Many business owners have detailed reports of their customer demographics and psychographics, data-targeted loyalty programs, and use digital upselling strategies to move the customer from browsing to buying. But one key ingredient for influencing purchasing decisions, taps into our root impulses and subconscious, the store’s look and feel.
Your store layout is critical and when optimized, can boost sales. Here is how to optimize your store for driving revenue:
Before The Door
If you’re not quite a name brand, window displays can be necessary to drive new customers into your store. People are visual, thus showcasing your premium goods, in a clean and eye-catching way can influence foot traffic. With digital signage, you can showcase your goods against changing images, video, or even market your latest discounts. More and more, larger brands are deploying creative marketing strategies to catch the eye of passer byers.
In 2006, Apple used a sticker to make their window display look like shattered glass to promote the iPad Hi-Fi speaker system.
Photo via Flickr / by Roger Jones
A study shows that when customers enter a store, they move counter clockwise. This means that the premium real estate for your highest profiting products should be just to the right of the door. The placement of your products can influence shoppers walking patterns, encourage them to fill up their carts and buy more. For instance, if your store sells essentials like milk and eggs at a grocery store, they should be placed in the back of the store. This encourages shoppers to pass rows of other products to get to the essentials and encourage them to fill their baskets on their way to the back of the store.
By placing your most profitable goods at eye-level, you will increase your chances that the shopper will choose that item by an additional 35%! Also, unclutter your space and keep your aisles wide to make customers feel comfortable and important. Avoid the dreaded butt brush, a term coined by top retail consultant Paco Underhill, which is when women and men avoid tight or crowded aisles where they might brush bottoms with other shoppers.
A great example of a minimalist store design is Apple, wide spaces and clean design evoke an air of exclusivity, making shoppers believe that the products are of very high value.
Shopping is a full sensory experience. From the smell of fresh out of the oven cookies to the feel of a cozy sweater – every vertical can capitalize on the shoppers’ sensory experience to boost sales. Retail stores should deploy light, pleasant aromas around their stores while food establishments may use its bakery to pump the smell of fresh baked goods. For example, Panera Bread recently moved its baking time to daytime hours so that customers smell the bread all day long.

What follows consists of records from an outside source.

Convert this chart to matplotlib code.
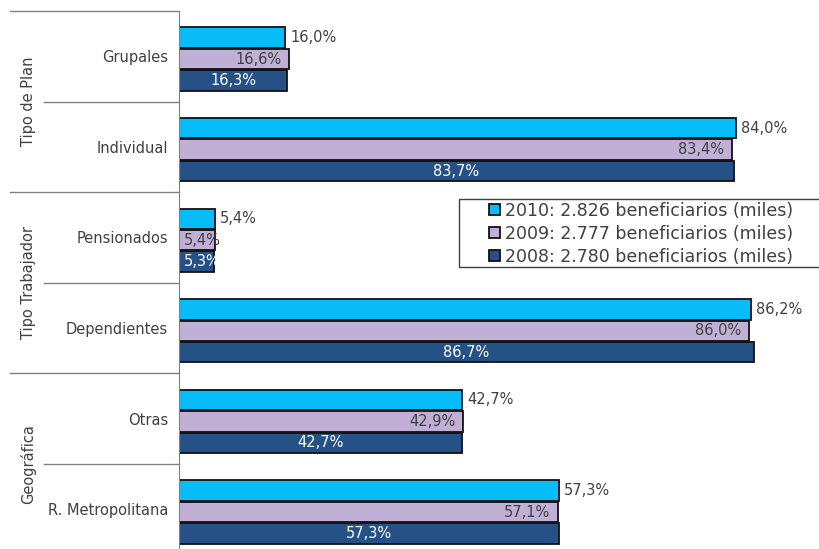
import matplotlib.pyplot as plt
from matplotlib.patches import Rectangle

categories = ['Grupales', 'Individual', 'Pensionados', 'Dependientes', 'Otras', 'R. Metropolitana']
groups = ['Tipo de Plan', 'Tipo Trabajador', 'Geográfica']
v2010 = [16.0, 84.0, 5.4, 86.2, 42.7, 57.3]
v2009 = [16.6, 83.4, 5.4, 86.0, 42.9, 57.1]
v2008 = [16.3, 83.7, 5.3, 86.7, 42.7, 57.3]
legend_labels = ['2010: 2.826 beneficiarios (miles)',
                 '2009: 2.777 beneficiarios (miles)',
                 '2008: 2.780 beneficiarios (miles)']

colors = ['#06BDFA', '#C1B0D6', '#255187']
txt = '#404040'
fs = 10.5


def fmt(v):
    return f'{v:.1f}%'.replace('.', ',')


fig = plt.figure(figsize=(8.2, 5.49), dpi=100)
W, H = 820, 549
ax = fig.add_axes([179 / W, 0, 641 / W, 538 / H])

ypos = list(range(len(categories)))
h = 0.225
step = 0.237
series = [v2010, v2009, v2008]
for i, (vals, col, lab) in enumerate(zip(series, colors, legend_labels)):
    ys = [y + (i - 1) * step + 0.03 for y in ypos]
    ax.barh(ys, vals, height=h, color=col, edgecolor='#111111', linewidth=1.3, label=lab)
    for y, v in zip(ys, vals):
        if i == 0:
            ax.text(v + 0.8, y, fmt(v), ha='left', va='center', fontsize=fs, color=txt)
        elif v < 10:
            ax.text(0.8, y, fmt(v), ha='left', va='center', fontsize=fs,
                    color=txt if i == 1 else 'white')
        elif i == 1:
            ax.text(v - 1.2, y, fmt(v), ha='right', va='center', fontsize=fs, color=txt)
        else:
            ax.text(v / 2, y, fmt(v), ha='center', va='center', fontsize=fs, color='white')

ax.set_xlim(0, 641 / 6.63)
ax.set_ylim(-0.5 + 538 / 90.6, -0.5)
ax.set_yticks(ypos)
ax.set_yticklabels(categories, fontsize=fs, color=txt)
ax.tick_params(axis='y', length=0, pad=8)
ax.set_xticks([])
for s in ['top', 'right', 'bottom']:
    ax.spines[s].set_visible(False)
ax.spines['left'].set_color('#808080')

# separadores de grupos
tr = ax.get_yaxis_transform()
for k, y in enumerate([-0.5, 0.5, 1.5, 2.5, 3.5, 4.5]):
    x0 = -169 / 641 if k % 2 == 0 else -135 / 641
    ax.plot([x0, 0], [y, y], color='#808080', linewidth=1, transform=tr, clip_on=False)
for g, y in zip(groups, [0.5, 2.5, 4.5]):
    ax.text(-151 / 641, y, g, rotation=90, ha='center', va='center', fontsize=fs,
            color=txt, transform=tr)

# caja de la leyenda
fig.patches.append(Rectangle((459 / W, 1 - 267 / H), 362 / W, 68 / H, transform=fig.transFigure,
                             facecolor='white', edgecolor='#404040', linewidth=1, zorder=5))
leg = fig.legend(loc='upper left', bbox_to_anchor=(489 / W, 1 - 202 / H),
                 fontsize=12.5, frameon=False, handlelength=0.65,
                 handleheight=0.6, handletextpad=0.25, labelspacing=0.28,
                 borderpad=0, borderaxespad=0)
leg.set_zorder(6)
for t in leg.get_texts():
    t.set_color(txt)

fig.savefig('out.png', dpi=100)
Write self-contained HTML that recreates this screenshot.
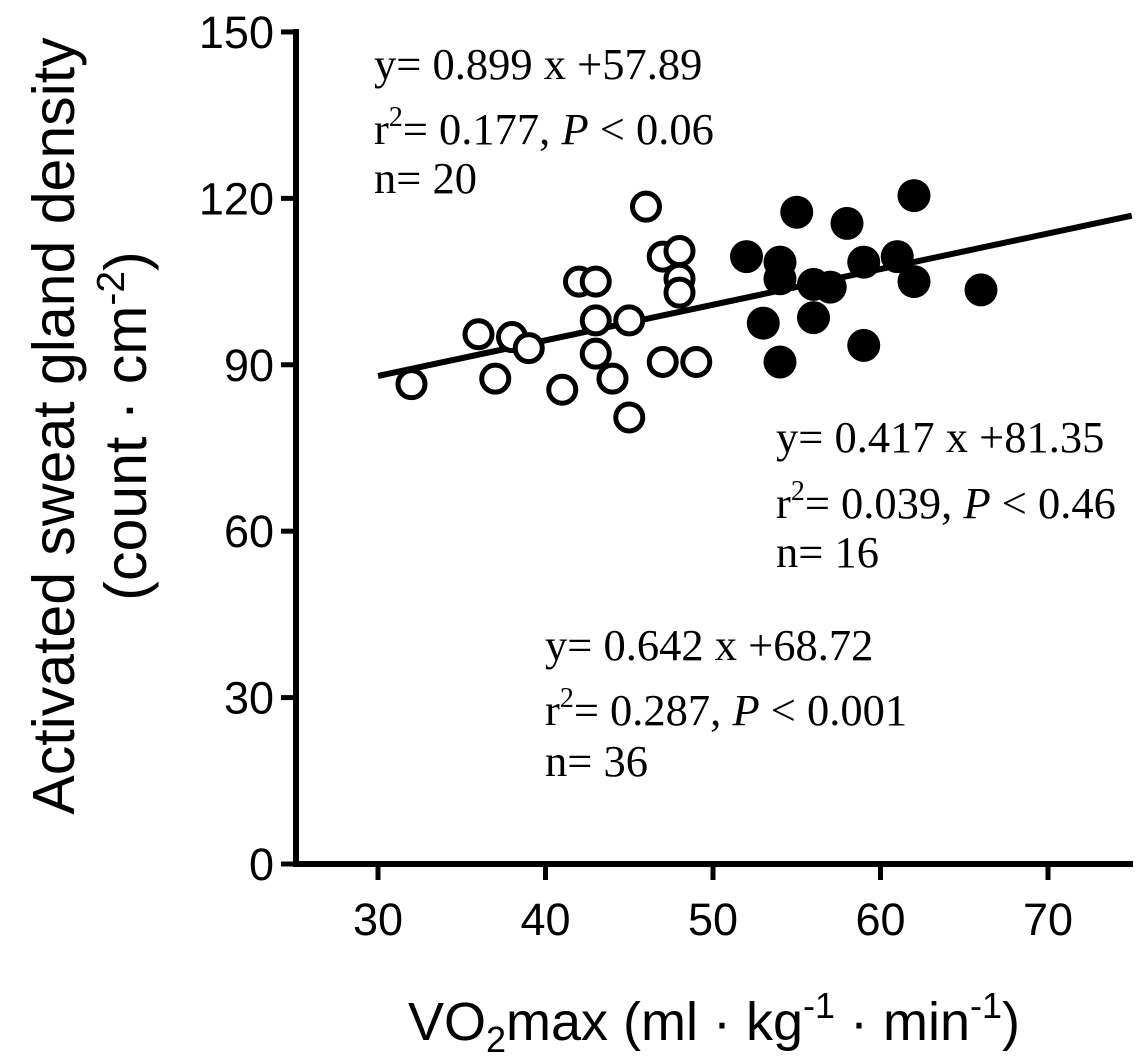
<!DOCTYPE html>
<html><head><meta charset="utf-8"><style>
html,body{margin:0;padding:0;background:#fff}
svg{display:block}
.t{font-family:"Liberation Sans",sans-serif;fill:#000}
.a{font-family:"Liberation Serif",serif;fill:#000}
</style></head><body>
<svg id="c" width="1148" height="1056"></svg>
<script>
const openX=[32,36,37,38,39,41,42,43,43,43,44,45,45,46,47,47,48,48,48,49];
const openY=[86.5,95.5,87.5,95,93,85.5,105,105,98,92,87.5,98,80.5,118.5,109.5,90.5,110.5,105.5,103,90.5];
const fillX=[52,53,54,54,54,55,56,56,57,58,59,59,61,62,62,66];
const fillY=[109.5,97.5,108.5,105.5,90.5,117.5,104.5,98.5,104,115.5,108.5,93.5,109.5,120.5,105,103.5];
const xTicks=[30,40,50,60,70];
const yTicks=[0,30,60,90,120,150];
const slope=0.642, intercept=68.72;
const NS="http://www.w3.org/2000/svg";
const svg=document.getElementById('c');
const sx=v=>378+(v-30)*16.75;
const sy=v=>864-v*5.547;
function el(t,a,txt){const e=document.createElementNS(NS,t);for(const k in a)e.setAttribute(k,a[k]);if(txt!==undefined)e.textContent=txt;svg.appendChild(e);return e;}
let e;
e=el('line',{x1:296,y1:29,x2:296,y2:867,stroke:'#000','stroke-width':6});


e=el('line',{x1:293,y1:864,x2:1133,y2:864,stroke:'#000','stroke-width':6});


yTicks.forEach(v=>{
 e=el('line',{x1:281,y1:sy(v),x2:296,y2:sy(v),stroke:'#000','stroke-width':5});
 
 
 e=el('text',{x:274,y:sy(v)+16,'text-anchor':'end',class:'t','font-size':45},v);
 
 
});
xTicks.forEach(v=>{
 e=el('line',{x1:sx(v),y1:864,x2:sx(v),y2:880,stroke:'#000','stroke-width':5});
 
 
 e=el('text',{x:sx(v),y:935,'text-anchor':'middle',class:'t','font-size':45},v);
 
 
});
e=el('line',{x1:sx(30),y1:sy(slope*30+intercept),x2:sx(75),y2:sy(slope*75+intercept),stroke:'#000','stroke-width':6});


openX.forEach((x,i)=>{
 e=el('circle',{cx:sx(x),cy:sy(openY[i]),r:13.5,fill:'#fff',stroke:'#000','stroke-width':5});
 
 
});
fillX.forEach((x,i)=>{
 e=el('circle',{cx:sx(x),cy:sy(fillY[i]),r:16.5,fill:'#000'});
 
 
});
</script>
<svg style="position:absolute;left:0;top:0" width="1148" height="1056">
<g class="a" font-size="44.5">
<text x="374" y="79">y= 0.899 x +57.89</text>
<text x="374" y="144">r<tspan dy="-18" font-size="28">2</tspan><tspan dy="18">= 0.177, </tspan><tspan font-style="italic">P</tspan> &lt; 0.06</text>
<text x="374" y="193">n= 20</text>
<text x="776" y="452">y= 0.417 x +81.35</text>
<text x="776" y="518">r<tspan dy="-18" font-size="28">2</tspan><tspan dy="18">= 0.039, </tspan><tspan font-style="italic">P</tspan> &lt; 0.46</text>
<text x="776" y="567">n= 16</text>
<text x="545" y="660">y= 0.642 x +68.72</text>
<text x="545" y="725">r<tspan dy="-18" font-size="28">2</tspan><tspan dy="18">= 0.287, </tspan><tspan font-style="italic">P</tspan> &lt; 0.001</text>
<text x="545" y="776">n= 36</text>
</g>
<text class="t" x="714" y="1040" text-anchor="middle" font-size="54">VO<tspan dy="12" font-size="36">2</tspan><tspan dy="-12">max (ml · kg</tspan><tspan dy="-22" font-size="36">-1</tspan><tspan dy="22"> · min</tspan><tspan dy="-22" font-size="36">-1</tspan><tspan dy="22">)</tspan></text>
<g transform="translate(0,426) rotate(-90)">
<text class="t" x="0" y="74" text-anchor="middle" font-size="59">Activated sweat gland density</text>
<text class="t" x="0" y="146" text-anchor="middle" font-size="59">(count · cm<tspan dy="-22" font-size="39">-2</tspan><tspan dy="22">)</tspan></text>
</g>
</svg>
</body></html>
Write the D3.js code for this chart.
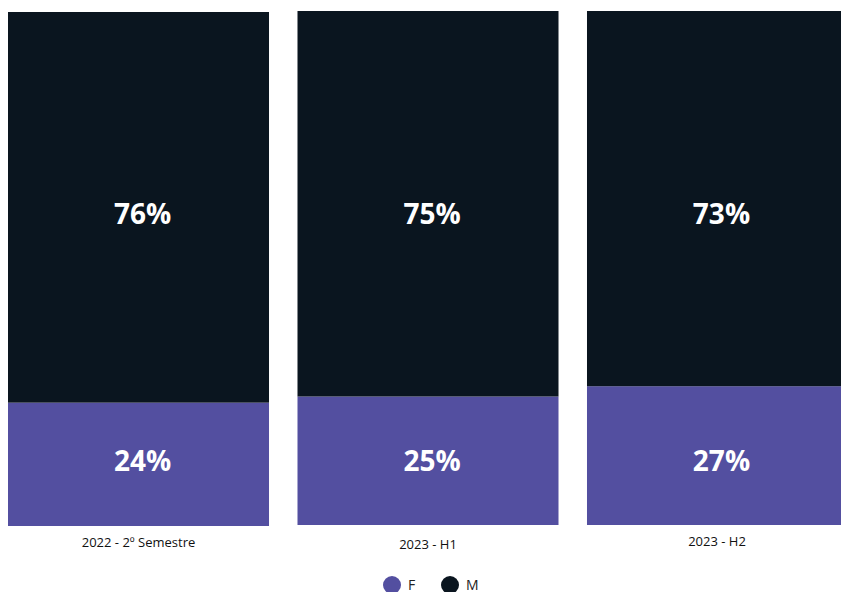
<!DOCTYPE html>
<meta charset="utf-8">
<head>
	<style>
		body { margin: 0; background: #fff; }
		text { font-family: "Open Sans", "Noto Sans", sans-serif; }
		.val { fill: #fff; font-weight: 700; font-size: 28px; }
		.cat { fill: #111; font-size: 13px; }
		.leg { fill: #222; font-size: 14px; }
	</style>
	<script src="https://cdn.jsdelivr.net/npm/d3@7"></script>
</head>
<body></body>
<script>

	var periods = ["2022 - 2º Semestre", "2023 - H1", "2023 - H2"],
			female = [24, 25, 27],
			male = [76, 75, 73],
			genders = ["F", "M"],
			colors = ["#534fa0", "#0a151f"];

	var width = 841,
			height = 592;

	// each period is its own little panel, they don't line up exactly
	var panelShift = [1, 0, 0],
			labelY = [547, 549, 546];

	var svg = d3.select("body").append("svg")
		.attr("width", width)
		.attr("height", height);

	// last bar runs off the right edge, as in the original
	var x = d3.scaleBand()
		.domain(periods)
		.range([8, 848])
		.paddingInner(0.0984);

	var y = d3.scaleLinear()
		.domain([0, 100])
		.range([525, 11]);

	var color = d3.scaleOrdinal().domain(genders).range(colors);

	var rows = periods.map(function(p, i) {
		return {period: p, F: female[i], M: male[i], shift: panelShift[i], ly: labelY[i]};
	});

	var stack = d3.stack().keys(genders)(rows);

	var mid = function(p) { return x(p) + x.bandwidth() / 2; };

	svg.selectAll("g.layer")
		.data(stack)
	  .enter().append("g")
		.attr("class", "layer")
		.attr("fill", function(d) { return color(d.key); })
	  .selectAll("rect")
		.data(function(d) { return d; })
	  .enter().append("rect")
		.attr("x", function(d) { return x(d.data.period); })
		.attr("width", x.bandwidth())
		.attr("y", function(d) { return y(d[1]) + d.data.shift; })
		.attr("height", function(d) { return y(d[0]) - y(d[1]); });

	// labels sit in two fixed rows, like the original
	var labelRow = {F: 12.5, M: 60.5};

	stack.forEach(function(layer) {
		svg.append("g").selectAll("text")
			.data(layer)
		  .enter().append("text")
			.attr("class", "val")
			.attr("text-anchor", "middle")
			.attr("dy", "0.35em")
			.attr("x", function(d) { return mid(d.data.period) + 4; })
			.attr("y", function(d) { return y(labelRow[layer.key]); })
			.text(function(d) { return (d[1] - d[0]) + "%"; });
	});

	svg.append("g").selectAll("text")
		.data(rows)
	  .enter().append("text")
		.attr("class", "cat")
		.attr("text-anchor", "middle")
		.attr("x", function(d) { return Math.min(mid(d.period), 717); })
		.attr("y", function(d) { return d.ly; })
		.text(function(d) { return d.period; });

	var legend = svg.append("g")
		.attr("transform", "translate(392,585)");

	var item = legend.selectAll("g")
		.data(genders)
	  .enter().append("g")
		.attr("transform", function(d, i) { return "translate(" + i * 58 + ",0)"; });

	item.append("circle")
		.attr("r", 9)
		.attr("fill", function(d) { return color(d); });

	item.append("text")
		.attr("class", "leg")
		.attr("x", 16)
		.attr("y", 5)
		.text(function(d) { return d; });

</script>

For retail stores, touch is incredibly important. For instance, Square Root showed that 65% of shoppers turn to stores for their holiday shopping so they can feel, touch, and see products before they purchase. Give your customers a tactile experience by having some of your goods on tables that can easily be touched or played with.
Lastly, don’t forget about the power of a great playlist. Curate music for your establishment that relates to your buyer demographic and gives your brand an audio identity. This will influence not just how a shopper perceives your brand, but will also influence how long they spend in your store and make lines feel much shorter.